Important Notes: No deprecated OpenGL commands, fixed function commands (glBegin, glVertex, etc) or immediate mode drawing commands should be used in your program. All drawing should be done using shaders, retained mode, Vertex Buffer Objects, and glDrawArrays similar to the code in your textbook (and in the starter code)Submitting Your Work
Your final submission must be configured to work and fully tested in the zoolab. Points will be docked for submissions that do not compile or require ANY modifications to compile. The starter Visual Studio package provided is configured to work in the zoolabs. It is strongly advised that you use the starter package to avoid porting problems at the end. Porting OpenGL code is non-trivial due to platform differences. Make sure to double-check that everything works before submitting. Submit all your executable and source files. Put all your work files (Visual Studio solution, OpenGL program, shaders, executable and input files into a folder and zip it. Essentially, after your project is complete, just zip the project directory created by Visual Studio. Submit your work through turnin. Do NOT email me or the grader your homework!!
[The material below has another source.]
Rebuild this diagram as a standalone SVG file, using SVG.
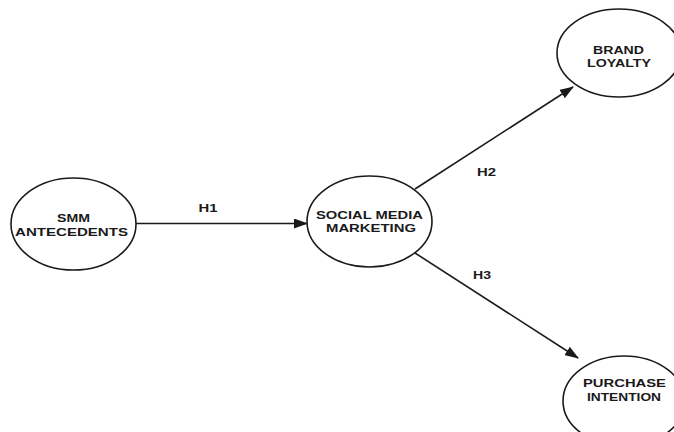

Create documentation for your program and submit it along with the project inside the zip file. Your documentation can be either a pure ASCII text or Microsoft Word file. The documentation does not have to be long. Briefly describe the structure of your program, what each file turned in contains. Explain briefly what each module does and tie in your filenames. Most importantly, give clear instructions on how to compile and run your program. MAKE SURE IT RUNS before submission. Name your zip file according to the convention FirstName_lastName_hw1.zip
General Hints
Here are a more few hints you might find useful:
- You need to modify your keyboard( ) function in order to react to keyboard input from the user and your mouse( ) function to react to mouse input.
- The following sections of Hill may be useful in doing your work:
- Section 2.11 of your text explains simple mouse and keyboard interaction using openGL.